“The true adventurer goes forth aimless and uncalculating to meet and greet unknown fate.” –O. Henry
I have to admit that when I first heard the term “couchsurfing” from a travel loving friend back in my early college years, I was a bit apprehensive.
You must be insane to shack up at a complete strangers house, even if you are paying zero cost.
As if reading my mind, my travel loving friend just replied, “I know it sounds creepy, but it’s a truly wonderful experience.”
Hmmm. I made a mental note to myself to maybe maybe someday give it a shot. Just maybe.
But let’s rewind for a second: what exactly is “couchsurfing?”
Couchsurfing is a social network specifically designed for travelers, aimed to cultivate community, lifelong learning, and more accessible traveling.
It allows potential travelers to search the couchsurfing website for available “hosts,” or locals in the area with room in their home for you to stay. Prospective travelers can then “apply” to stay at the house by writing short paragraphs expressing their interest in the hosts, and asking permission to stay there.
But, before you get freaked out, there are ways to screen for creepos –
1. References – every guest and host is recommended to leave honest references after a couchsurfing experience, so as to better inform future guests/hosts.
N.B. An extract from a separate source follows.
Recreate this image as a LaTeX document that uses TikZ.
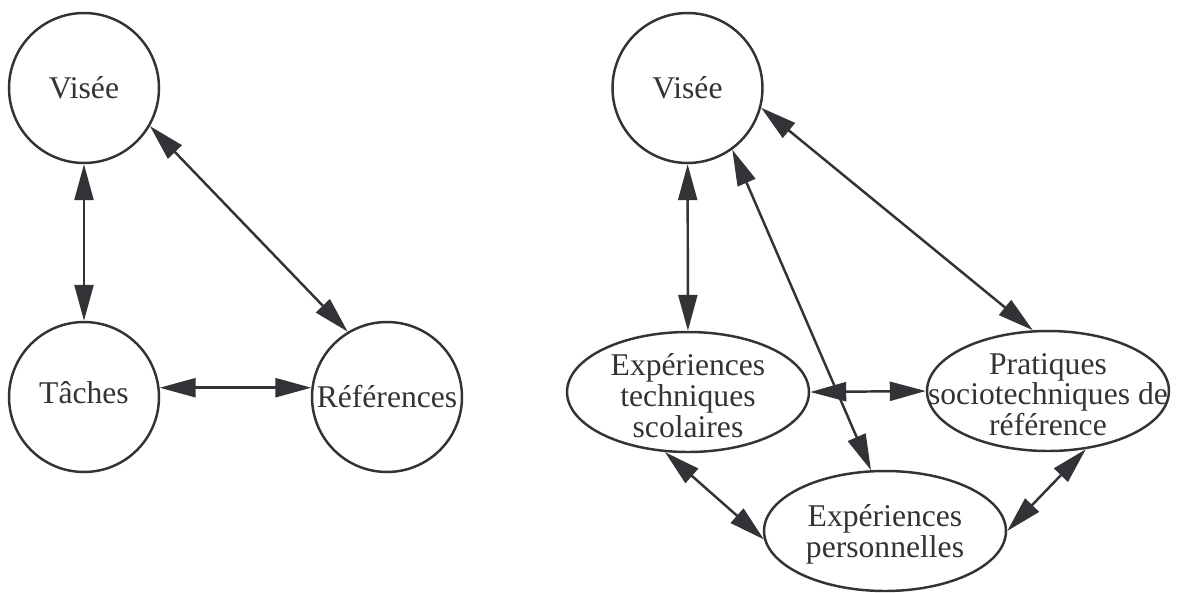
\documentclass[tikz,border=0pt]{standalone}
\usepackage{fontspec}
\setmainfont{Liberation Serif}
\usepackage{tikz}
\usetikzlibrary{arrows.meta}
\usetikzlibrary{shapes.geometric}
\definecolor{ink}{HTML}{333337}
\newcommand{\cnode}[3]{\node(#1)[ring] at (#2) {#3}}
\newcommand{\enode}[3]{\node(#1)[oval] at (#2) {}; \node[word] at (#1) {#3}}

\begin{document}
\begin{tikzpicture}[
        x=0.02cm, y=-0.02cm,
        every node/.style={font=\fontsize{18}{17.5}\selectfont, text=ink},
        ring/.style={circle,minimum size=3cm,inner sep=0pt,line width=1.4pt,draw=ink},
        oval/.style={ellipse,minimum width=4.84cm,minimum height=2.4cm,inner sep=0pt,
                     line width=1.4pt,draw=ink},
        word/.style={align=center,inner sep=0pt,yshift=-0.07cm},
        link/.style={{Triangle[length=0.72cm,width=0.38cm]}-{Triangle[length=0.72cm,width=0.38cm]},
                     line width=1.4pt,draw=ink,fill=ink}
      ]
      \useasboundingbox (0,0) rectangle (1177,592);

      % Left triangle: Visee, Taches, References
      \cnode{lvis}{84,88}{Visée};
      \cnode{ltac}{84,397}{\raisebox{0.3em}{Tâches}};
      \cnode{lref}{387,397}{Références};

      % Right diagram: Visee above three ellipses
      \cnode{rvis}{687.5,88}{Visée};
      \enode{ets}{688,392}{Expériences\\techniques\\scolaires};
      \enode{prat}{1048,391}{Pratiques\\sociotechniques de\\référence};
      \enode{ep}{885,531}{Expériences\\personnelles};

      % Double arrows of the left part
      \draw[link] (lvis) -- (ltac);
      \draw[link] (lvis.-30) -- (lref.121);
      \draw[link] (ltac.7) -- (lref.173);

      % Double arrows of the right part
      \draw[link] (rvis) -- (ets);
      \draw[link] (rvis.-15) -- (prat.104);
      \draw[link] (rvis.-54) -- (ep.103);
      \draw[link] (ets.east) -- (prat.west);
      \draw[link] (ets.-111) -- (ep.184);
      \draw[link] (prat.-57) -- (ep.east);
    \end{tikzpicture}
\end{document}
2. Vouches – a vouch is basically a sign that you would trust this person to stay in your house while you were away for a week (or insert other scenario here). In order to give vouches though, you need to have been vouched for three times first.
So the obvious point is – if you come across a member who has many negative references, don’t stay there. As simple as that.
Apart from being a cheap option for travelers on the budget, the values of couchsurfing dig much deeper:
Lifelong learning – Couchsurfing is about an exchange of knowledge, whether related to a hobby, a field, an academic discipline, a culture, or an experience
Community – Couchsurfing aims to clash with our increasingly isolated culture, and bridge community through connections among travelers
The Unknown – Couchsurfing forces people to face their fear of the unknown by putting them in unfamiliar situations, which help them grow and build trust in themselves and the universe.
Another pro to couchsurfing is the fact that interacting with a local guarantees more information than if you were just routing your trip based on Tripadvisor or other travel advice websites or books.
Another good note to make is that you do not need to just use couchsurfing for well, couchsurfing: you can also use it as a way to meet people in the city you are visiting (or your own city) by searching the forums on the website. Often times there are “couchsurfing meetups” in which couchsurfers meet at a centralized location whether a restaurant, potluck, or other event, to mingle and make community.
I have done both actual couchsurfing and meeting couchsurfers, and I have not had a bad experience yet. Always someone new to meet, and something interesting to learn.
The great thing about the couchsurfing experience is that it pushes you to try something you wouldn’t have tried otherwise; it pushes you outside of your comfort zone bubble in every sense of the word: not only are you exploring a new area, but you are also pushing yourself to open up and meet new people. And before you know it, you are opening up to a stranger and learning about their experiences, travel adventures, and stories.
I mean seriously, yolo ya’ll.
Thoughts? Have you ever couchsurfed?